Boscos endins, la adaptación que firman Joan Vives, director orquestal, y Joan Lluís Bozzo, director escénico, rebaja varios grados la propuesta, como por desgracia suele suceder en la mayor parte de nuestros musicales: las traducciones son tan resultonas como alicortas, hay buena técnica vocal pero escasa personalidad, las interpretaciones suelen ser planas y/o forzadas, y predomina la tendencia a considerar que el público es menor de edad. En el montaje que dirigió James Lapine en Broadway, los toques de humor fluían de modo natural, sin desdibujar la humanidad de los personajes; en el de Dagoll Dagom se recurre a la caricatura, el cliché, el trazo grueso. El trabajo actoral, con escasas excepciones, está igualado a la baja, siguiendo la vetusta tradición de los pastorets: ese irritante y forzado tonillo "de tierra adentro", de aldea remotísima por no decir inexistente, recreada o reinventada hoy día por las series más bufas de TV-3. ¿Es necesario que Jan/Jack (Marc Pujol), un muchacho simplemente ingenuo, se comporte como el tonto del pueblo, que Caperucita (Anna Moliner) parezca una locuela paroxística, que al anciano padre desaparecido (Ferran Castells) le conviertan en un grotesco sosias de Golum o que el rap de la Bruja (Mone) se subraye con flashes discotequeros?

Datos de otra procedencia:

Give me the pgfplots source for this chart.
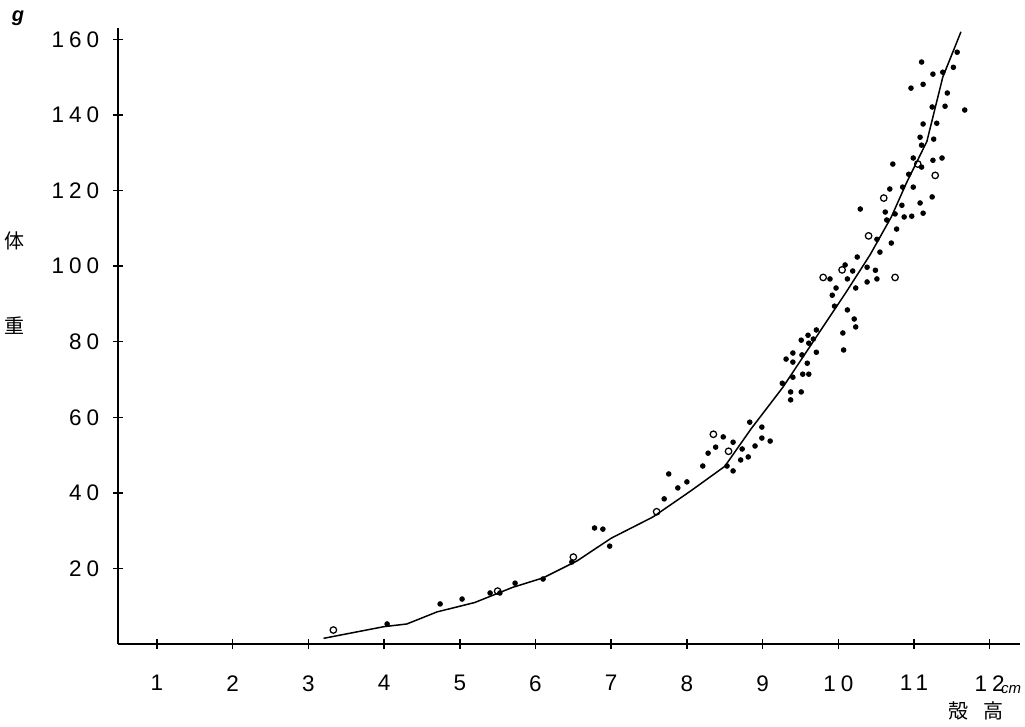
\documentclass[border=0pt]{standalone}
\usepackage{pgfplots}
\pgfplotsset{compat=1.18}
\usepackage{fontspec}
\setmainfont{Liberation Sans}
\newfontfamily\tickfont[LetterSpace=22]{Liberation Sans}
\newfontfamily\cjk{Noto Sans CJK JP}

% growth curve (shell height vs body weight)
\pgfplotstableread{
x y
3.20 1.5
4.00 4.6
4.30 5.3
4.70 8.5
5.20 11.0
5.70 15.0
6.10 17.5
6.55 22.0
7.00 28.0
7.55 33.6
8.05 40.5
8.50 47.0
8.85 57.0
9.27 68.0
9.80 84.0
10.10 93.0
10.42 103.0
10.70 113.0
10.90 122.0
11.17 133.0
11.38 150.0
11.62 162.0
}\curve

\pgfplotstableread{
x y
4.04 5.3
4.74 10.6
5.03 11.9
5.40 13.5
5.53 13.5
5.73 16.1
6.10 17.2
6.48 21.7
6.89 30.4
6.98 25.9
6.78 30.7
7.70 38.4
7.76 45.0
7.88 41.3
8.00 42.9
8.21 47.1
8.28 50.5
8.38 52.1
8.48 54.8
8.53 47.1
8.61 45.8
8.61 53.4
8.71 48.7
8.73 51.6
8.81 49.5
8.83 58.7
8.90 52.4
8.99 54.5
8.99 57.4
9.10 53.7
9.26 69.0
9.31 75.4
9.37 66.7
9.37 64.6
9.40 77.0
9.40 74.6
9.40 70.6
9.51 80.4
9.51 66.7
9.52 76.5
9.53 71.4
9.59 74.3
9.60 81.7
9.61 79.6
9.61 71.4
9.67 80.7
9.71 83.1
9.71 77.2
9.89 96.6
9.92 92.3
9.95 89.4
9.97 94.2
10.06 82.3
10.07 77.8
10.09 100.3
10.12 96.6
10.12 88.4
10.19 98.7
10.21 86.0
10.23 94.2
10.23 83.9
10.25 102.4
10.29 115.1
10.38 99.7
10.38 95.8
10.49 98.9
10.51 107.1
10.51 96.6
10.55 103.7
10.62 114.3
10.64 112.2
10.68 120.4
10.70 106.1
10.72 127.0
10.75 113.8
10.77 109.8
10.84 116.1
10.85 120.9
10.87 113.0
10.93 124.3
10.96 147.1
10.97 113.2
10.99 120.9
10.99 128.6
11.08 116.7
11.08 134.1
11.10 154.0
11.10 132.0
11.10 126.2
11.12 114.0
11.12 148.1
11.12 137.6
11.24 118.3
11.24 142.1
11.25 150.8
11.25 128.0
11.26 133.6
11.30 137.8
11.37 128.6
11.38 151.3
11.41 142.3
11.44 145.8
11.52 152.6
11.57 156.6
11.67 141.3
}\dots

\pgfplotstableread{
x y
3.33 3.7
5.50 14.0
6.50 23.0
7.60 35.0
8.35 55.5
8.55 51.0
9.80 97.0
10.05 99.0
10.40 108.0
10.60 118.0
10.75 97.0
11.05 127.0
11.28 124.0
}\rings

\begin{document}
\begin{tikzpicture}[x=1pt,y=1pt]
\path[use as bounding box] (-47.2,-32.8) rectangle (362.8,257.6);
\begin{axis}[
  at={(0,0)}, anchor=south west,
  scale only axis, width=360.8pt, height=246.4pt,
  xmin=0.485, xmax=12.4, ymin=0, ymax=163,
  axis x line=bottom, axis y line=left,
  axis line style={-, line width=0.8pt},
  xtick={1,...,12}, ytick={20,40,...,160},
  tick align=center, major tick length=4pt,
  tick style={line width=0.6pt, black},
  /pgf/number format/assume math mode=true,
  tick label style={font=\tickfont\fontsize{9}{10}\selectfont},
  xticklabel style={yshift=-7pt},
  yticklabel style={xshift=-2pt},
  clip=false,
]
\addplot[black, line width=0.6pt] table {\curve};
\addplot[only marks, mark=*, mark size=0.9pt, black] table {\dots};
\addplot[only marks, mark=o, mark size=1.3pt, black, line width=0.5pt] table {\rings};
\end{axis}
\node[font=\bfseries\itshape\fontsize{8}{9}\selectfont] at (-40,250.4) {g};
\node[font=\cjk\fontsize{8}{9}\selectfont] at (-41.2,161.2) {体};
\node[font=\cjk\fontsize{8}{9}\selectfont] at (-41.2,127.2) {重};
\node[font=\itshape\fontsize{6}{7}\selectfont] at (357.2,-18.4) {cm};
\node[font=\cjk\fontsize{8}{9}\selectfont] at (336,-26.8) {殻};
\node[font=\cjk\fontsize{8}{9}\selectfont] at (350,-26.8) {高};
\end{tikzpicture}
\end{document}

Boscos endins compendia lo mejor y lo peor del musical catalán. Lo mejor es lo que los americanos llaman "valores de producción": todo de muy buen gusto, sin escatimar. Estupendos decorados de Jon Berrondo y vestuario de Mercé Paloma, cuidadísima iluminación de Quico Gutiérrez, muy ajustada labor orquestal, con sonoridad y brillo, de Joan Vives al frente de una banda de 10 instrumentistas. En ese sentido, esta nueva entrega de Dagoll Dagom hace olvidar el descomunal y mesmérico patinazo de Poe, o la última y casi delictiva versión de Sondheim en estos pagos, el Merrily de El Musical Més Petit, en la Villarroel. Lo peor es ese exceso de conyeta marionetizante que hace muy difícil sostener el interés dramático y, sobre todo, tragar la almendra amarga de la peladilla en el segundo acto.

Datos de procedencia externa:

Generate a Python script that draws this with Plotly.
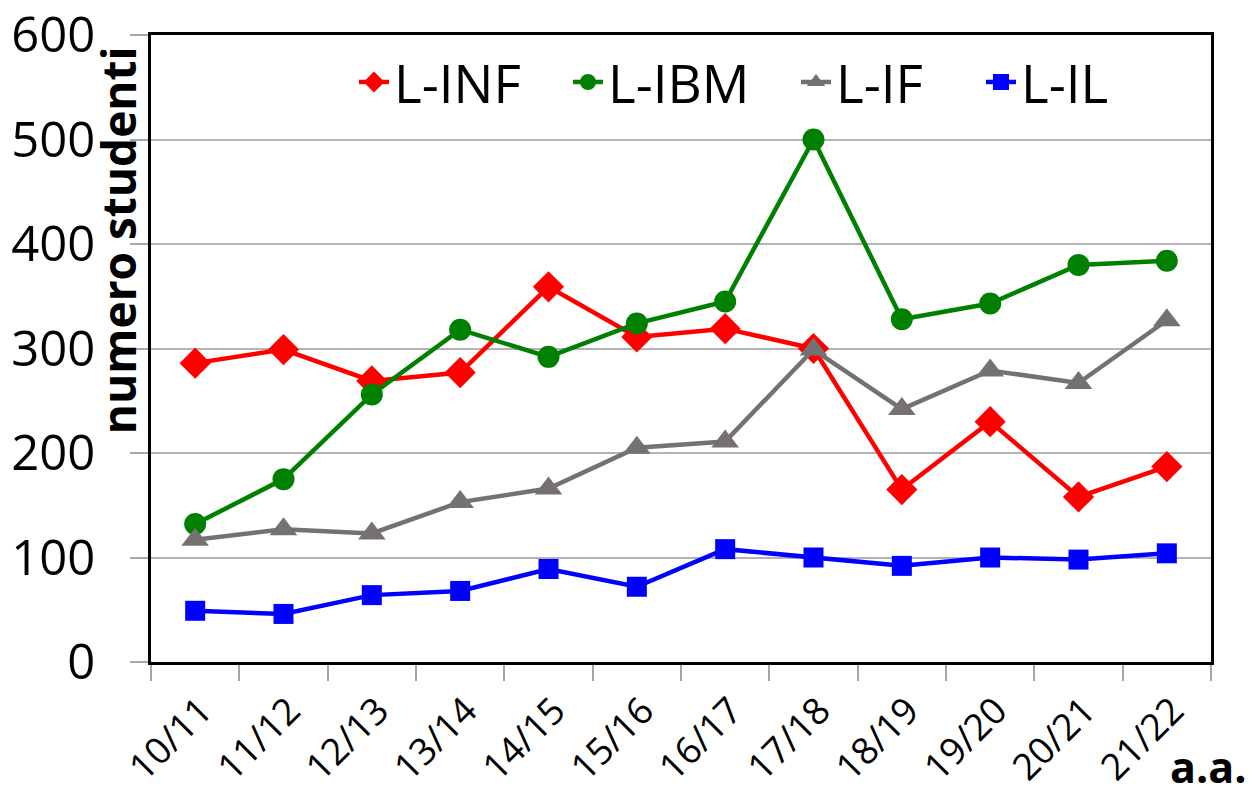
import plotly.graph_objects as go

years = ["10/11", "11/12", "12/13", "13/14", "14/15", "15/16",
         "16/17", "17/18", "18/19", "19/20", "20/21", "21/22"]
l_inf = [286, 299, 269, 277, 359, 311, 319, 300, 165, 230, 158, 187]
l_ibm = [132, 175, 256, 318, 292, 324, 345, 500, 328, 343, 380, 384]
l_if = [117, 127, 123, 153, 166, 205, 211, 299, 242, 279, 267, 327]
l_il = [49, 46, 64, 68, 89, 72, 108, 100, 92, 100, 98, 104]
y_ticks = [0, 100, 200, 300, 400, 500, 600]

FONT = "Open Sans"

series = [
    ("L-INF", l_inf, "#ff0000", "diamond", 24, "legend", 0.1915),
    ("L-IBM", l_ibm, "#008000", "circle", 22, "legend2", 0.3934),
    ("L-IF", l_if, "#767171", "triangle-up", 24, "legend3", 0.6085),
    ("L-IL", l_il, "#0000ff", "square", 20, "legend4", 0.7830),
]

fig = go.Figure()
legends = {}
for name, vals, col, sym, sz, leg, lx in series:
    fig.add_trace(go.Scatter(
        x=years, y=vals, name=name, mode="lines+markers",
        line=dict(color=col, width=4.5),
        marker=dict(symbol=sym, size=sz, color=col),
        legend=leg,
    ))
    legends[leg] = dict(orientation="h", x=lx, y=0.925, xanchor="left",
                        yanchor="middle", font=dict(size=53, family=FONT),
                        bgcolor="rgba(0,0,0,0)", itemwidth=30)

fig.update_layout(
    width=1254, height=800,
    margin=dict(l=151, r=43, t=35, b=138, autoexpand=False),
    paper_bgcolor="white", plot_bgcolor="white",
    font=dict(family=FONT, color="black"),
    showlegend=True,
    xaxis=dict(
        type="category", range=[-0.5, 11.5], automargin=False,
        tickson="boundaries", ticks="outside", ticklen=16, tickwidth=2,
        tickcolor="#a6a6a6", tickangle=-45,
        ticklabelshift=6, ticklabelstandoff=9,
        tickfont=dict(size=37, family=FONT),
        showline=True, linecolor="black", linewidth=3, mirror=True,
        showgrid=False,
    ),
    yaxis=dict(
        range=[0, 600], tickvals=y_ticks, automargin=False,
        ticks="outside", ticklen=18, tickwidth=2, tickcolor="#a6a6a6",
        ticklabelstandoff=25,
        tickfont=dict(size=49, family=FONT),
        showline=True, linecolor="black", linewidth=3, mirror=True,
        showgrid=True, gridcolor="#b3b3b3", gridwidth=2,
        zeroline=False,
    ),
    **legends,
)

fig.add_annotation(
    text="<b>numero studenti</b>", xref="paper", yref="paper",
    x=-0.031, y=0.673, textangle=-90, showarrow=False,
    xanchor="center", yanchor="middle",
    font=dict(size=46, family=FONT, color="black"),
)
fig.add_annotation(
    text="<b>a.a.</b>", xref="paper", yref="paper",
    x=1.035, y=-0.2175, showarrow=False, xanchor="right", yanchor="bottom",
    font=dict(size=43, family=FONT, color="black"),
)

fig.write_html("out.html", config={"displayModeBar": False},
               post_script="document.body.style.margin='0';")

En el apartado vocal, los espectadores catalanes parecemos condenados a sufrir una gama degradada que oscila entre la blandenguería y la sobredosis de agudos, cuando no de chillidos taladrantes, sustituyendo, por alguna extraña moda, las antiguas cualidades (vigor expresivo, entrega, flexibilidad), aunque hay que decir que la claridad de enunciación ha subido muchos enteros de un tiempo a esta parte. En Boscos endins hay voces muy discretas, como la de Josep Maria Gimeno, en el rol del panadero, que sólo liga mano cuando reparte cartas Ferran Castells en No more, el emotivo reencuentro de padre e hijo. O voces tan infrautilizadas como la de Teresa Vallicrosa, formidable en el Mahagonny de Mario Gas y aquí reducida al rol característico y muy menor de la madre de Jack/Jan: atención, por cierto, a Marc Pujol, que no logra redondear Giants in the sky pero tiene estilo y fuerza. Mone, quién lo hubiera dicho, desaprovecha el papel estelar de Bruja, de la que Bernadette Peters hizo una creación: sobreactuada al principio y poseída por una extraña opacidad después, sólo se suelta y manda en Last midnight y, parcialmente, en Children will listen, una torre que no acaba de escalar. También cuesta creer que Carlos Gramaje, el Said de Mar i cel, sirva una versión tan sosa, sin el menor swing y el menor peligro, de Hello little girl, el tema del lobo que quiere zamparse hasta la raspa de Caperucita, aunque luego interpreta con gracia y contención al Príncipe Azul de Cenicienta. Ese papel corre a cargo de Gisela, no en vano procedente de la escudería de Operación Triunfo, el paradigma de la técnica sin emoción de la que hablaba antes: deja escapar viva, rebozada en ñoñería, No one is alone, la canción más conmovedora del musical. Resulta inevitable comparar su versión con el fragmento de la misma que, poco después, y en una posición yacente un tanto precaria, interpreta Annabel Totusaus, la esposa del panadero, revelación del espectáculo: una actriz y cantante con frescura, elegancia y presencia escénica, que puede dar muy buenas sorpresas en el futuro.